I recently received a mailing from Human Resources at Penn State telling me that I can now keep my adult children on my employee health insurance plan until they turn 26 years of age. Apparently, the new Obama health care plan will eventually make this an option, so the administration at PSU decided to move forward with it now. Prior to this new initiative, dependents over the age of 18 could be covered only if they were full-time college students under the age of 24.
Political and financial arguments aside, this decision provides a great example of how our culture is prolonging the process of ‘growing up.’
Back in the day when I was taking undergraduate classes in human development, I remember learning about Erik Erickson’s eight stages of life: infancy, toddler, pre-school, childhood, early adolescence, young adulthood, adulthood and seniors. Each stage comes with a different view of the world and different tasks and physical, emotional and social challenges. The theory is that we have to master one stage before moving on to the next, or the issues of that stage will come back to haunt us at a later time.
Where do we put a 25-year-old who needs to be on Mom or Dad’s health insurance plan in the life development spectrum?
Psychologist and researcher Jeffrey Arnett has proposed that we tweak Erickson and other child development theories and add the category of ‘Emerging Adult.’ In numerous books and articles, Arnett and others have proposed that the developmental years between 18 and 25 are a relatively new, yet significant, period of development in our culture.
Turn the time machine setting to 1950 and the average age that people got married and started having children was around age 20. Settling down, getting a job and taking on adult responsibilities were not something to be avoided or put off. Women mostly didn’t go to college and trained to be teachers or secretaries in largely temporary jobs until they could find a husband and become mothers. Young men were encouraged to find a career and begin the process of providing for a family and putting away childish interests and hobbies.
Fast-forward to today and the average age for marriage is closer to 25 for women and 27 for men, with babies coming later than that. Across the country, colleges and universities are filled with both men and women in equal numbers with female students taking the lead in some areas.
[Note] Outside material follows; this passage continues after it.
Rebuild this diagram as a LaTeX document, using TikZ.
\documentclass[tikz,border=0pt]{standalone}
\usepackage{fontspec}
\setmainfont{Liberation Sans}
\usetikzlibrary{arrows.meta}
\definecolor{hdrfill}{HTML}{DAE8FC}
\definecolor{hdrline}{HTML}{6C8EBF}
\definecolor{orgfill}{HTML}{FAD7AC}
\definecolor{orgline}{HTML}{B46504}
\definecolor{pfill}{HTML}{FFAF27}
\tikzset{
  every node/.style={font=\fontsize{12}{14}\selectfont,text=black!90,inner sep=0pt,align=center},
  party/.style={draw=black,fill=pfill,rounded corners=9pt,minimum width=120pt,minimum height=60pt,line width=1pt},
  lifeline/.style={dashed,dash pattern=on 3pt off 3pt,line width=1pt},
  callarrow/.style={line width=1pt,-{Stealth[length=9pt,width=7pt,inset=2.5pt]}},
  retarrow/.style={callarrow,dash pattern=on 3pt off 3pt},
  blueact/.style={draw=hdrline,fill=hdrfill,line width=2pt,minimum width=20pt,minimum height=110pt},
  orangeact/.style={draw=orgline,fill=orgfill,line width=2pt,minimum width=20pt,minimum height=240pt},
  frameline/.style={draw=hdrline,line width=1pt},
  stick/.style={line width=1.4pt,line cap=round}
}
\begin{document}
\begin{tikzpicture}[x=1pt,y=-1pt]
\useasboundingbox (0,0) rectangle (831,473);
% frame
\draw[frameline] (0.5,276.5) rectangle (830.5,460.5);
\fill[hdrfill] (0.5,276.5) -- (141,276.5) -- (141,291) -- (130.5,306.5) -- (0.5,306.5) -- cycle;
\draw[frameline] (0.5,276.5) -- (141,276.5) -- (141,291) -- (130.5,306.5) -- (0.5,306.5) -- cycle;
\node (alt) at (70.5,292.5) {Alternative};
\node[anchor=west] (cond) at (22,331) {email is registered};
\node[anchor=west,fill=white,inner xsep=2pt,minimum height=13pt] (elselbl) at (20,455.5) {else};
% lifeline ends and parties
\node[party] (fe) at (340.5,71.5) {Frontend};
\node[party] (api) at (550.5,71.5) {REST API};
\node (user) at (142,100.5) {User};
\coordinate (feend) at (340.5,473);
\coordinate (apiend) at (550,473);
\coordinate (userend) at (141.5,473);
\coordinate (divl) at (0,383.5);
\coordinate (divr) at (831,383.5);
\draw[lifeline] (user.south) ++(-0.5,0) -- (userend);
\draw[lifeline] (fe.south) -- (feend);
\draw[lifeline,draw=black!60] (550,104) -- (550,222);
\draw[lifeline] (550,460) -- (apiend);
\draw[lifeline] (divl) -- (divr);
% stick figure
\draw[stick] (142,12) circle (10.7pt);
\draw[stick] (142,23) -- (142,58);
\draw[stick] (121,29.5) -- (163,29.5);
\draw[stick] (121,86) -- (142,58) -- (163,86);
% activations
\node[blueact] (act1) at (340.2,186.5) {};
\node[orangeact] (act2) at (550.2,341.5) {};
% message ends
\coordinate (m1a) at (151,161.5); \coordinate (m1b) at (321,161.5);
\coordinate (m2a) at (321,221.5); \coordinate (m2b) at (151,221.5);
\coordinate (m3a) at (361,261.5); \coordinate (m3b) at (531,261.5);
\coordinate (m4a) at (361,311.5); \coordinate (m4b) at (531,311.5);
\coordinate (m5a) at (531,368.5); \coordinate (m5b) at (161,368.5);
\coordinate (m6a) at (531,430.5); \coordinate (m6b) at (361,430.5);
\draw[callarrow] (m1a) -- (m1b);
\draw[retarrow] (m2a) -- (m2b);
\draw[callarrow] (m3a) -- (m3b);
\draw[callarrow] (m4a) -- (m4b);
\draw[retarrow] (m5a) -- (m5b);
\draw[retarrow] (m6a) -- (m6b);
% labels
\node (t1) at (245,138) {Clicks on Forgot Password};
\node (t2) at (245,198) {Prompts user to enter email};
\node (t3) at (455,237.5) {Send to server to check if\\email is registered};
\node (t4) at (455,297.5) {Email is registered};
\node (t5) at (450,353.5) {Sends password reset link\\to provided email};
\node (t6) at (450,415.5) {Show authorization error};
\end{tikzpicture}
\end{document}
Traditional ‘male’ professions are encouraging women to join and often include graduate school training. While most 18- to 25-year-olds live semi-independently, away from the scrutiny of parents (on their own, going to college, maybe with part-time jobs), Mom and Dad are footing the bill in many instances. Arnett proposes that this age group is the most self-focused of any life stage – the perks of being an adult without all those hassles and responsibilities.
When people in this age group are asked if they are adults, a significant number give ambiguous answers. Yo dude, am I an adult? Uh, maybe. Sort of-kind of. It’s not adolescence, because that puberty stuff is all over, but it’s not quite grown up yet either.
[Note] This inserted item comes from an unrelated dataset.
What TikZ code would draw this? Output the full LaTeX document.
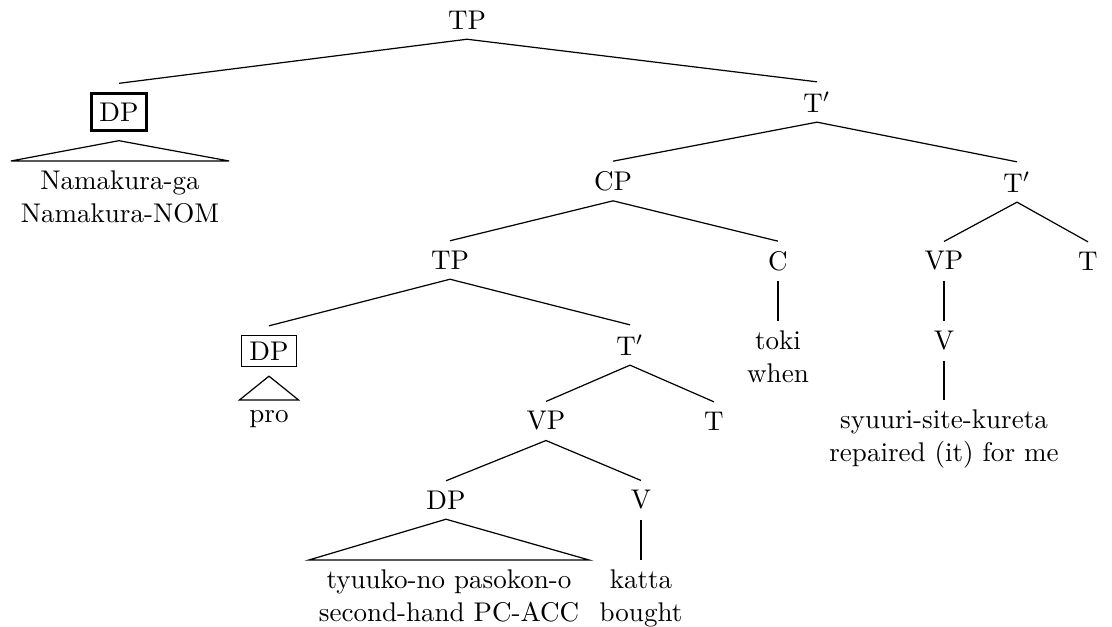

For those of us who live in State College and interact with college students, we see the emerging adult concept in play every day.
Compared to the 18- to 25-year-olds of past generations who were working, paying bills, getting married and having babies, our ‘kids’ have it a little different. Adult-sized children sign leases for apartments that require a parent’s co-signature. They remain on their parent’s cell phone and car insurance plans. If one of them doesn’t like a grade or a decision that a professor makes, Mom or Dad will make the call. We pay their tuition, credit card bills and sometimes their legal fees.
Generalizations aside, kids are spending longer time in this ‘in between’ stage. Adolescence is starting earlier and adulthood is starting later.
My parents married in 1953 when my mother was 18 years old and my father was 25. (We used to tease him that he was a cradle robber). He had been in the service. They met in the workplace where my mother was a bookkeeper and my Dad had returned to the job he had been working since he was 14 years old. He had run out of tuition money with only two years of college under his belt. His parents had the money to help him finish but never offered it and he didn’t ask. I am the third of four children, born when my mother was 25 years old, and my parents were living in their first purchased home.
I graduated from Penn State and started my first job after being hired by the agency where I had completed my internship. On the night that I was offered that job, I can remember crying my eyes out, thinking that job offer – which I gladly accepted – meant I was going to have to be a grown up. I was 21 years old. By the age of 25, I had moved to a second job and had been promoted to Department Head. I’ve been covered by an employer’s insurance policy since 1982.
My 20-year-old daughter sighed with relief when she heard that she could stay on my insurance until she is 26 years old. ‘Phew!’ she said. ‘That takes the pressure off of me!’
Her lame attempt at a joke got the appropriate eye-roll reaction from her mother. With two more years of college, a probable internship, the fluctuation of the job market and her status as an emerging adult, she may be 30 before she goes out on her own. She is hardly an exception in her peer group.
Might our culture and the recent phenomenon of the emerging adult be a clue into the anti-social behavior we are seeing in our local community of late? Delay taking responsibility. Put off growing up. College is the last hurrah. Enjoy the party years before becoming a grown-up. Mom and Dad will save me from anything that makes me uncomfortable because they are still very much a part of my life.
Marriage, babies and careers? How about beer Slip-and-Slides, State Patty’s Day and Super Seniors? After all, you can’t expect me too much of me. I’m not really an adult.
My parents are still paying for my health insurance.